For Greece they fought, lest, 'neath the yoke brought low,
In thraldom she th' oppressor's scorn should know.
Now in the bosom of their fatherland
After their toil they rest—'tis God's command.
'Tis God's alone from failure free to live;[n]
Escape from Fate to no man doth He give.
{290} Do you hear, Aeschines [in these very lines], 'Tis God's alone from failure free to live'? Not to the statesman has he ascribed the power to secure success for those who strive, but to the gods. Why then, accursed man, do you revile me, for our failure, in words which I pray the gods to turn upon the heads of you and yours?

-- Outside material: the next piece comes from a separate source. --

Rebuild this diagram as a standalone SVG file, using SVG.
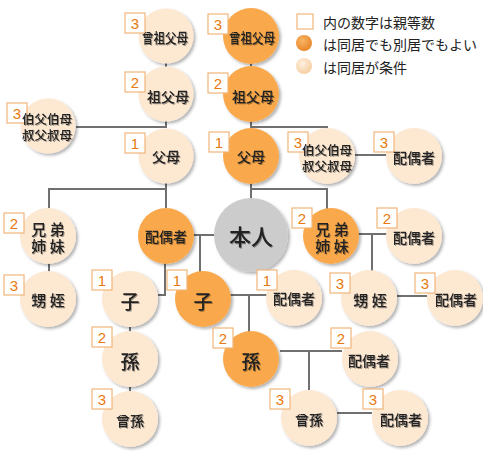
<svg xmlns="http://www.w3.org/2000/svg" width="483" height="462" viewBox="0 0 483 462">
<defs>
<filter id="sh" x="-20%" y="-20%" width="150%" height="150%"><feDropShadow dx="2" dy="2" stdDeviation="1.5" flood-color="#000" flood-opacity="0.3"/></filter>
<filter id="tsh" x="-10%" y="-10%" width="130%" height="130%"><feDropShadow dx="1" dy="1" stdDeviation="0.6" flood-color="#000" flood-opacity="0.35"/></filter>
<radialGradient id="gOr" cx="40%" cy="35%" r="65%"><stop offset="0" stop-color="#f9b564"/><stop offset="1" stop-color="#e8872a"/></radialGradient>
<radialGradient id="gLt" cx="40%" cy="35%" r="65%"><stop offset="0" stop-color="#fdf0e0"/><stop offset="1" stop-color="#f6cfa2"/></radialGradient>
<style>
.or{fill:#f9a94b;filter:url(#sh)}
.lt{fill:#fde8d2;filter:url(#sh)}
.me{fill:#cccccc;filter:url(#sh)}
.bx{fill:#fff;stroke:#f0b57a;stroke-width:1.2}
.bn{font-family:"Liberation Sans",Arial,sans-serif;font-size:15px;fill:#e87a10;text-anchor:middle;dominant-baseline:central}
.t{font-family:"Noto Sans CJK JP","Noto Sans",sans-serif;font-size:14px;font-weight:500;fill:#222;text-anchor:middle;dominant-baseline:central;filter:url(#tsh)}
.s{font-size:12.5px}
.m{font-size:15px}
.b{font-size:19px}
.xl{font-size:22px}
.lg{font-family:"Noto Sans CJK JP","Noto Sans",sans-serif;font-size:14px;fill:#222;dominant-baseline:central}
#connectors path{fill:none;stroke:#707070;stroke-width:2}
</style>
</defs>
<rect width="483" height="462" fill="#fff"/>

<g id="connectors">
<path d="M166,63V68"/>
<path d="M166,120V128"/>
<path d="M76,127H166"/>
<path d="M251,63V68"/>
<path d="M251,120V128"/>
<path d="M251,127H327V130"/>
<path d="M355,155H387"/>
<path d="M166,183V208"/>
<path d="M166,189H49V208"/>
<path d="M49,263V272"/>
<path d="M251,183V198"/>
<path d="M251,189H327V209"/>
<path d="M193,235H214"/>
<path d="M200,235V272"/>
<path d="M165,263V295H158"/>
<path d="M130,327V332"/>
<path d="M130,387V392"/>
<path d="M230,295H267"/>
<path d="M249,295V332"/>
<path d="M358,234H387"/>
<path d="M372,234V271"/>
<path d="M397,296H427"/>
<path d="M280,351H342"/>
<path d="M309,351V390"/>
<path d="M337,413H372"/>
</g>

<g id="legend">
<rect x="297" y="14" width="16" height="15" class="bx"/>
<text x="323" y="22" class="lg">内の数字は親等数</text>
<circle cx="304" cy="43" r="8" fill="url(#gOr)"/>
<text x="323" y="44" class="lg">は同居でも別居でもよい</text>
<circle cx="304" cy="66" r="8" fill="url(#gLt)"/>
<text x="323" y="67" class="lg">は同居が条件</text>
</g>

<g id="n-sosofubo-l"><circle cx="166" cy="36" r="27.5" class="lt"/><rect x="125" y="13" width="20" height="20" class="bx"/><text x="135" y="23" class="bn">3</text><text x="165" y="37" class="t" font-size="13" textLength="46" lengthAdjust="spacingAndGlyphs">曾祖父母</text></g>
<g id="n-sofubo-l"><circle cx="166" cy="94" r="27.5" class="lt"/><rect x="125" y="72" width="20" height="20" class="bx"/><text x="135" y="82" class="bn">2</text><text x="168" y="96" class="t">祖父母</text></g>
<g id="n-oji-l"><circle cx="48" cy="126" r="27.5" class="lt"/><rect x="7" y="103" width="20" height="20" class="bx"/><text x="135" y="113" class="bn" transform="translate(-118,0)">3</text><text class="t s"><tspan x="47" y="118">伯父伯母</tspan><tspan x="47" y="134">叔父叔母</tspan></text></g>
<g id="n-fubo-l"><circle cx="166" cy="156" r="27.5" class="lt"/><rect x="125" y="133" width="20" height="20" class="bx"/><text x="135" y="143" class="bn">1</text><text x="166" y="156" class="t">父母</text></g>

<g id="n-sosofubo-r"><circle cx="251" cy="36" r="28" class="or"/><rect x="208" y="14" width="20" height="20" class="bx"/><text x="218" y="24" class="bn">3</text><text x="252" y="37" class="t" font-size="13" textLength="46" lengthAdjust="spacingAndGlyphs">曾祖父母</text></g>
<g id="n-sofubo-r"><circle cx="251" cy="94" r="28" class="or"/><rect x="208" y="73" width="20" height="20" class="bx"/><text x="218" y="83" class="bn">2</text><text x="253" y="96" class="t">祖父母</text></g>
<g id="n-fubo-r"><circle cx="251" cy="156" r="28" class="or"/><rect x="209" y="132" width="20" height="20" class="bx"/><text x="219" y="142" class="bn">1</text><text x="251" y="156" class="t">父母</text></g>
<g id="n-oji-r"><circle cx="327" cy="156" r="28" class="lt"/><rect x="288" y="132" width="20" height="20" class="bx"/><text x="298" y="142" class="bn">3</text><text class="t s"><tspan x="327" y="149">伯父伯母</tspan><tspan x="327" y="165">叔父叔母</tspan></text></g>
<g id="n-haiguu-oji"><circle cx="414" cy="156" r="28" class="lt"/><rect x="374" y="132" width="20" height="20" class="bx"/><text x="384" y="142" class="bn">3</text><text x="414" y="157" class="t">配偶者</text></g>

<g id="n-kyoudai-l"><circle cx="48" cy="236" r="28" class="lt"/><rect x="4" y="213" width="20" height="20" class="bx"/><text x="14" y="223" class="bn">2</text><text class="t m" xml:space="preserve"><tspan x="48" y="228">兄 弟</tspan><tspan x="48" y="245">姉 妹</tspan></text></g>
<g id="n-oimei-l"><circle cx="48" cy="299" r="28" class="lt"/><rect x="4" y="275" width="20" height="20" class="bx"/><text x="14" y="285" class="bn">3</text><text x="48" y="299" class="t m" xml:space="preserve">甥 姪</text></g>
<g id="n-haiguu"><circle cx="166" cy="236" r="28" class="or"/><text x="166" y="236" class="t">配偶者</text></g>
<g id="n-honnin"><circle cx="251" cy="235" r="37" class="me"/><text x="251" y="235" class="t xl">本人</text></g>
<g id="n-kyoudai-r"><circle cx="331" cy="236" r="28" class="or"/><rect x="292" y="208" width="20" height="20" class="bx"/><text x="302" y="218" class="bn">2</text><text class="t m" xml:space="preserve"><tspan x="332" y="228">兄 弟</tspan><tspan x="332" y="245">姉 妹</tspan></text></g>
<g id="n-haiguu-kyoudai"><circle cx="414" cy="236" r="28" class="lt"/><rect x="377" y="208" width="20" height="20" class="bx"/><text x="387" y="218" class="bn">2</text><text x="414" y="237" class="t">配偶者</text></g>
<g id="n-oimei-r"><circle cx="369" cy="298" r="28" class="lt"/><rect x="330" y="273" width="20" height="20" class="bx"/><text x="340" y="283" class="bn">3</text><text x="370" y="299" class="t m" xml:space="preserve">甥 姪</text></g>
<g id="n-haiguu-oimei"><circle cx="455" cy="298" r="28" class="lt"/><rect x="415" y="273" width="20" height="20" class="bx"/><text x="425" y="283" class="bn">3</text><text x="456" y="299" class="t">配偶者</text></g>

<g id="n-ko-l"><circle cx="130" cy="299" r="28" class="lt"/><rect x="92" y="270" width="20" height="20" class="bx"/><text x="102" y="280" class="bn">1</text><text x="130" y="300" class="t b">子</text></g>
<g id="n-ko-r"><circle cx="203" cy="299" r="28" class="or"/><rect x="167" y="270" width="20" height="20" class="bx"/><text x="177" y="280" class="bn">1</text><text x="203" y="300" class="t b">子</text></g>
<g id="n-haiguu-ko"><circle cx="294" cy="298" r="28" class="lt"/><rect x="257" y="270" width="20" height="20" class="bx"/><text x="267" y="280" class="bn">1</text><text x="294" y="298" class="t">配偶者</text></g>
<g id="n-mago-l"><circle cx="130" cy="359" r="28" class="lt"/><rect x="92" y="327" width="20" height="20" class="bx"/><text x="102" y="337" class="bn">2</text><text x="130" y="360" class="t b">孫</text></g>
<g id="n-himago-l"><circle cx="130" cy="419" r="28" class="lt"/><rect x="92" y="389" width="20" height="20" class="bx"/><text x="102" y="399" class="bn">3</text><text x="130" y="420" class="t">曾孫</text></g>
<g id="n-mago-r"><circle cx="251" cy="359" r="28" class="or"/><rect x="213" y="328" width="20" height="20" class="bx"/><text x="223" y="338" class="bn">2</text><text x="251" y="360" class="t b">孫</text></g>
<g id="n-haiguu-mago"><circle cx="370" cy="359" r="28" class="lt"/><rect x="331" y="328" width="20" height="20" class="bx"/><text x="341" y="338" class="bn">2</text><text x="369" y="360" class="t">配偶者</text></g>
<g id="n-himago-r"><circle cx="309" cy="418" r="28" class="lt"/><rect x="270" y="389" width="20" height="20" class="bx"/><text x="280" y="399" class="bn">3</text><text x="309" y="419" class="t">曾孫</text></g>
<g id="n-haiguu-himago"><circle cx="400" cy="418" r="28" class="lt"/><rect x="363" y="389" width="20" height="20" class="bx"/><text x="373" y="399" class="bn">3</text><text x="401" y="419" class="t">配偶者</text></g>
</svg>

{291} But, even after all the other lying accusations which he has brought against me, the thing which amazed me most of all, men of Athens, was that when he mentioned what had befallen the city, he did not think of it as a loyal and upright citizen would have thought. He shed no tears; he felt no emotion of sorrow in his heart: he lifted up his voice, he exulted, he strained his throat, evidently in the belief that he was accusing me, though in truth he was giving us an illustration, to his own discredit, of the utter difference between his feelings and those of others, at the painful events which had taken place. {292} But surely one who professes, as Aeschines professes now, to care for the laws and the constitution, ought to show, if nothing else, at least that he feels the same griefs and the same joys as the People, and has not, by his political profession, ranged himself on the side of their opponents. That you have done the latter is manifest today, when you pretend that the blame for everything is mine, and that it is through me that the city was plunged in trouble: though it was not through my statesmanship or my policy, gentlemen, {293} that you began to help the Hellenes: for were you to grant me this—that it was through me that you had resisted the dominion which was being established over the Hellenes—you would have granted me a testimonial which all those that you have given to others together could not equal. But neither would I make such an assertion; for it would be unjust to you; nor, I am sure, would you concede its truth: and if Aeschines were acting honestly, he would not have been trying to deface and misrepresent the greatest of your glories, in order to satisfy his hatred towards me.